### Prompt
Would you transcribe the whole listing exactly, minus its pictures?

### Recorded data
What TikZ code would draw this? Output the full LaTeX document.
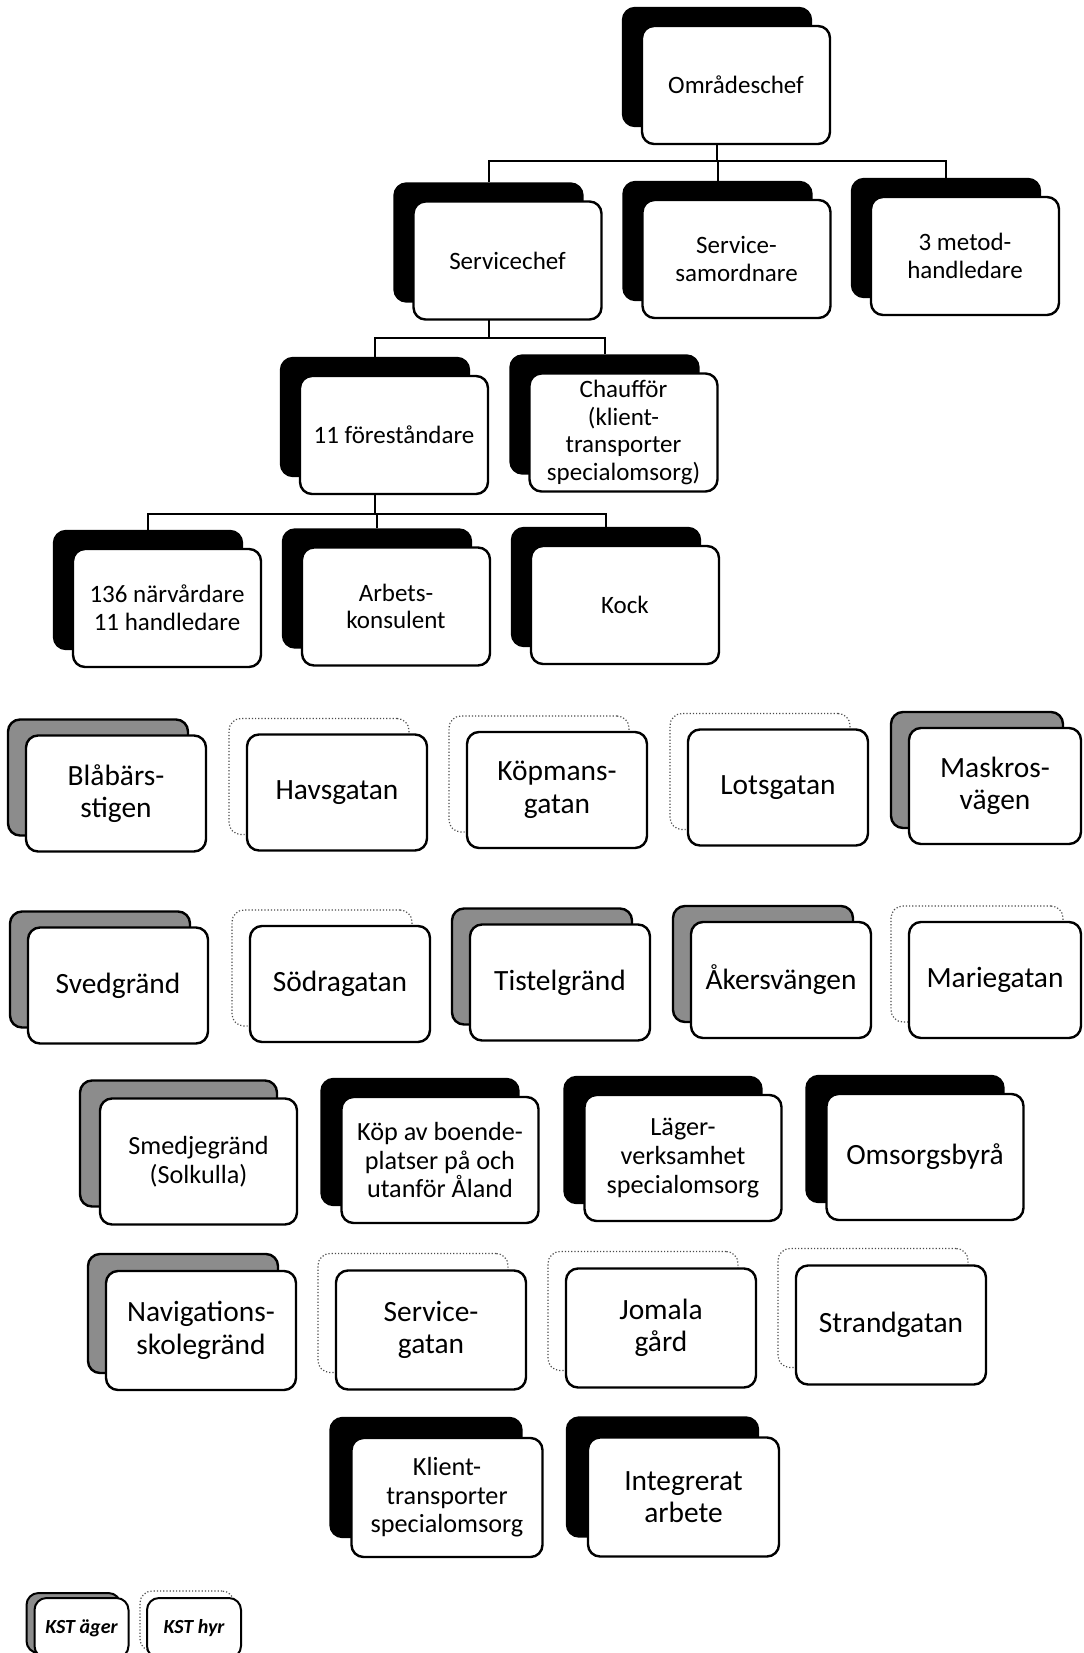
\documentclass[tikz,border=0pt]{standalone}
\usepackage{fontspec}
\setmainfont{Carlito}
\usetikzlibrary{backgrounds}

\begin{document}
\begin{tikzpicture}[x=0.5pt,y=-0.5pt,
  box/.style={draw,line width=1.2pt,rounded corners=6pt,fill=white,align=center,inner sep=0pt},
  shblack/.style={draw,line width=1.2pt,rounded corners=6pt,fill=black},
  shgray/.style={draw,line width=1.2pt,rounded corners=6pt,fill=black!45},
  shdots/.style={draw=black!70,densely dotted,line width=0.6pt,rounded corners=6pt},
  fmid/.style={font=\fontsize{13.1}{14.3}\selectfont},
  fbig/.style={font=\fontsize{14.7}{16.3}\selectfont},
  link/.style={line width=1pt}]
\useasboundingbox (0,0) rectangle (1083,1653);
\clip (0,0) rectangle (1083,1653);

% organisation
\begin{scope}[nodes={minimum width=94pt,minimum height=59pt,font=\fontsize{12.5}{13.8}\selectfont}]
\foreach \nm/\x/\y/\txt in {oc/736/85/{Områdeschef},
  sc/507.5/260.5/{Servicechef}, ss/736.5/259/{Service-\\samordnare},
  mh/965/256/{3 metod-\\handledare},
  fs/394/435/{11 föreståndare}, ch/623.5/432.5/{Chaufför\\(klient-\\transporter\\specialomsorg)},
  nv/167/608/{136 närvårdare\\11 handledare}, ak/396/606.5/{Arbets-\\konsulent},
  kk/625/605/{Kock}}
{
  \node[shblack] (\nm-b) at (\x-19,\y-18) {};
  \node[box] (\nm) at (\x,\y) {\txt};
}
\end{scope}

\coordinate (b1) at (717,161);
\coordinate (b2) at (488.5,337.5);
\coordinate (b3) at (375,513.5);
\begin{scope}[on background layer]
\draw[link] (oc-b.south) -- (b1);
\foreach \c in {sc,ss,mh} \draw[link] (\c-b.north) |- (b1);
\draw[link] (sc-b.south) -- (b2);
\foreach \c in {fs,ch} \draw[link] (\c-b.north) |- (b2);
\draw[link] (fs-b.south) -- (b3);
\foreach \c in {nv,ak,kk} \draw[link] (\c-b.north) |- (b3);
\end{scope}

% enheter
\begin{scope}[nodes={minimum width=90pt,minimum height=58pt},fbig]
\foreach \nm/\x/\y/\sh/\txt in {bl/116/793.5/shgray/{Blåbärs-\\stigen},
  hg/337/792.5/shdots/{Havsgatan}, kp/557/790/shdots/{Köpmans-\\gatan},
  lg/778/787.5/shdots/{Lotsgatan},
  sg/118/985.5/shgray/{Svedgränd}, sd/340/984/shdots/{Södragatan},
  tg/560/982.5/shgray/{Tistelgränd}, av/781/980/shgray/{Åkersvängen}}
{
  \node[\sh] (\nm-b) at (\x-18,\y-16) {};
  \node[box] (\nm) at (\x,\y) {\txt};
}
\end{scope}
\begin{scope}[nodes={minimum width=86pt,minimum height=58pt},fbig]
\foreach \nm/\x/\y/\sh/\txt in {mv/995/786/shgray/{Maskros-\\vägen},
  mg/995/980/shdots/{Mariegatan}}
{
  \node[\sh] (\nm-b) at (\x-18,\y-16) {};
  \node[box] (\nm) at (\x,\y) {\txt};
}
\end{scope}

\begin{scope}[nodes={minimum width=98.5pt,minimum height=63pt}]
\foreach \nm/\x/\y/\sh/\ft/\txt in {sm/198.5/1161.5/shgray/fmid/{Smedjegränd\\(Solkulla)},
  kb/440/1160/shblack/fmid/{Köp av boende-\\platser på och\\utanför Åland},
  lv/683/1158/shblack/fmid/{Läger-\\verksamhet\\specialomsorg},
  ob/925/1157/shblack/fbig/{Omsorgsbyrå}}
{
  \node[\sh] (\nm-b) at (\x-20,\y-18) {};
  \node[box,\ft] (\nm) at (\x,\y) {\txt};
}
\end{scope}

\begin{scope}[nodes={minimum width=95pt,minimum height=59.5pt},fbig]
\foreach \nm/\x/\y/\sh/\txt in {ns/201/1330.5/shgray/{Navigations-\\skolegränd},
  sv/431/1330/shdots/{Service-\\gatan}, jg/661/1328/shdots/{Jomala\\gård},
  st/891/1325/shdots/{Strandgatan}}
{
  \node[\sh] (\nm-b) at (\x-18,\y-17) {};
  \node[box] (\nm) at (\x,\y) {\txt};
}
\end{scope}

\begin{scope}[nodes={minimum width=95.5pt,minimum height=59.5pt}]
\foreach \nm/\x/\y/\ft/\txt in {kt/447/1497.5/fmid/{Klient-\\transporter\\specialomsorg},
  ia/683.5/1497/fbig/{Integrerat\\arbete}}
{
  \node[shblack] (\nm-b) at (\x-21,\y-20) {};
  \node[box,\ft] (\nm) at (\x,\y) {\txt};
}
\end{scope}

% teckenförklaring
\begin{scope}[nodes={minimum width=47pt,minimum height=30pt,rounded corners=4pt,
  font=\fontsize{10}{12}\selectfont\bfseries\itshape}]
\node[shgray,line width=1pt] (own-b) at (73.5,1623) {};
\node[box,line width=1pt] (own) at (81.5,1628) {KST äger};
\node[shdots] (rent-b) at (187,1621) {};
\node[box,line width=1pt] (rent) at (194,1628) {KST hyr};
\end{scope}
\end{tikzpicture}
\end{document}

### Correct response
What TikZ code would draw this? Output the full LaTeX document.
\documentclass[tikz,border=0pt]{standalone}
\usepackage{fontspec}
\setmainfont{Carlito}
\usetikzlibrary{backgrounds}

\begin{document}
\begin{tikzpicture}[x=0.5pt,y=-0.5pt,
  box/.style={draw,line width=1.2pt,rounded corners=6pt,fill=white,align=center,inner sep=0pt},
  shblack/.style={draw,line width=1.2pt,rounded corners=6pt,fill=black},
  shgray/.style={draw,line width=1.2pt,rounded corners=6pt,fill=black!45},
  shdots/.style={draw=black!70,densely dotted,line width=0.6pt,rounded corners=6pt},
  fmid/.style={font=\fontsize{13.1}{14.3}\selectfont},
  fbig/.style={font=\fontsize{14.7}{16.3}\selectfont},
  link/.style={line width=1pt}]
\useasboundingbox (0,0) rectangle (1083,1653);
\clip (0,0) rectangle (1083,1653);

% organisation
\begin{scope}[nodes={minimum width=94pt,minimum height=59pt,font=\fontsize{12.5}{13.8}\selectfont}]
\foreach \nm/\x/\y/\txt in {oc/736/85/{Områdeschef},
  sc/507.5/260.5/{Servicechef}, ss/736.5/259/{Service-\\samordnare},
  mh/965/256/{3 metod-\\handledare},
  fs/394/435/{11 föreståndare}, ch/623.5/432.5/{Chaufför\\(klient-\\transporter\\specialomsorg)},
  nv/167/608/{136 närvårdare\\11 handledare}, ak/396/606.5/{Arbets-\\konsulent},
  kk/625/605/{Kock}}
{
  \node[shblack] (\nm-b) at (\x-19,\y-18) {};
  \node[box] (\nm) at (\x,\y) {\txt};
}
\end{scope}

\coordinate (b1) at (717,161);
\coordinate (b2) at (488.5,337.5);
\coordinate (b3) at (375,513.5);
\begin{scope}[on background layer]
\draw[link] (oc-b.south) -- (b1);
\foreach \c in {sc,ss,mh} \draw[link] (\c-b.north) |- (b1);
\draw[link] (sc-b.south) -- (b2);
\foreach \c in {fs,ch} \draw[link] (\c-b.north) |- (b2);
\draw[link] (fs-b.south) -- (b3);
\foreach \c in {nv,ak,kk} \draw[link] (\c-b.north) |- (b3);
\end{scope}

% enheter
\begin{scope}[nodes={minimum width=90pt,minimum height=58pt},fbig]
\foreach \nm/\x/\y/\sh/\txt in {bl/116/793.5/shgray/{Blåbärs-\\stigen},
  hg/337/792.5/shdots/{Havsgatan}, kp/557/790/shdots/{Köpmans-\\gatan},
  lg/778/787.5/shdots/{Lotsgatan},
  sg/118/985.5/shgray/{Svedgränd}, sd/340/984/shdots/{Södragatan},
  tg/560/982.5/shgray/{Tistelgränd}, av/781/980/shgray/{Åkersvängen}}
{
  \node[\sh] (\nm-b) at (\x-18,\y-16) {};
  \node[box] (\nm) at (\x,\y) {\txt};
}
\end{scope}
\begin{scope}[nodes={minimum width=86pt,minimum height=58pt},fbig]
\foreach \nm/\x/\y/\sh/\txt in {mv/995/786/shgray/{Maskros-\\vägen},
  mg/995/980/shdots/{Mariegatan}}
{
  \node[\sh] (\nm-b) at (\x-18,\y-16) {};
  \node[box] (\nm) at (\x,\y) {\txt};
}
\end{scope}

\begin{scope}[nodes={minimum width=98.5pt,minimum height=63pt}]
\foreach \nm/\x/\y/\sh/\ft/\txt in {sm/198.5/1161.5/shgray/fmid/{Smedjegränd\\(Solkulla)},
  kb/440/1160/shblack/fmid/{Köp av boende-\\platser på och\\utanför Åland},
  lv/683/1158/shblack/fmid/{Läger-\\verksamhet\\specialomsorg},
  ob/925/1157/shblack/fbig/{Omsorgsbyrå}}
{
  \node[\sh] (\nm-b) at (\x-20,\y-18) {};
  \node[box,\ft] (\nm) at (\x,\y) {\txt};
}
\end{scope}

\begin{scope}[nodes={minimum width=95pt,minimum height=59.5pt},fbig]
\foreach \nm/\x/\y/\sh/\txt in {ns/201/1330.5/shgray/{Navigations-\\skolegränd},
  sv/431/1330/shdots/{Service-\\gatan}, jg/661/1328/shdots/{Jomala\\gård},
  st/891/1325/shdots/{Strandgatan}}
{
  \node[\sh] (\nm-b) at (\x-18,\y-17) {};
  \node[box] (\nm) at (\x,\y) {\txt};
}
\end{scope}

\begin{scope}[nodes={minimum width=95.5pt,minimum height=59.5pt}]
\foreach \nm/\x/\y/\ft/\txt in {kt/447/1497.5/fmid/{Klient-\\transporter\\specialomsorg},
  ia/683.5/1497/fbig/{Integrerat\\arbete}}
{
  \node[shblack] (\nm-b) at (\x-21,\y-20) {};
  \node[box,\ft] (\nm) at (\x,\y) {\txt};
}
\end{scope}

% teckenförklaring
\begin{scope}[nodes={minimum width=47pt,minimum height=30pt,rounded corners=4pt,
  font=\fontsize{10}{12}\selectfont\bfseries\itshape}]
\node[shgray,line width=1pt] (own-b) at (73.5,1623) {};
\node[box,line width=1pt] (own) at (81.5,1628) {KST äger};
\node[shdots] (rent-b) at (187,1621) {};
\node[box,line width=1pt] (rent) at (194,1628) {KST hyr};
\end{scope}
\end{tikzpicture}
\end{document}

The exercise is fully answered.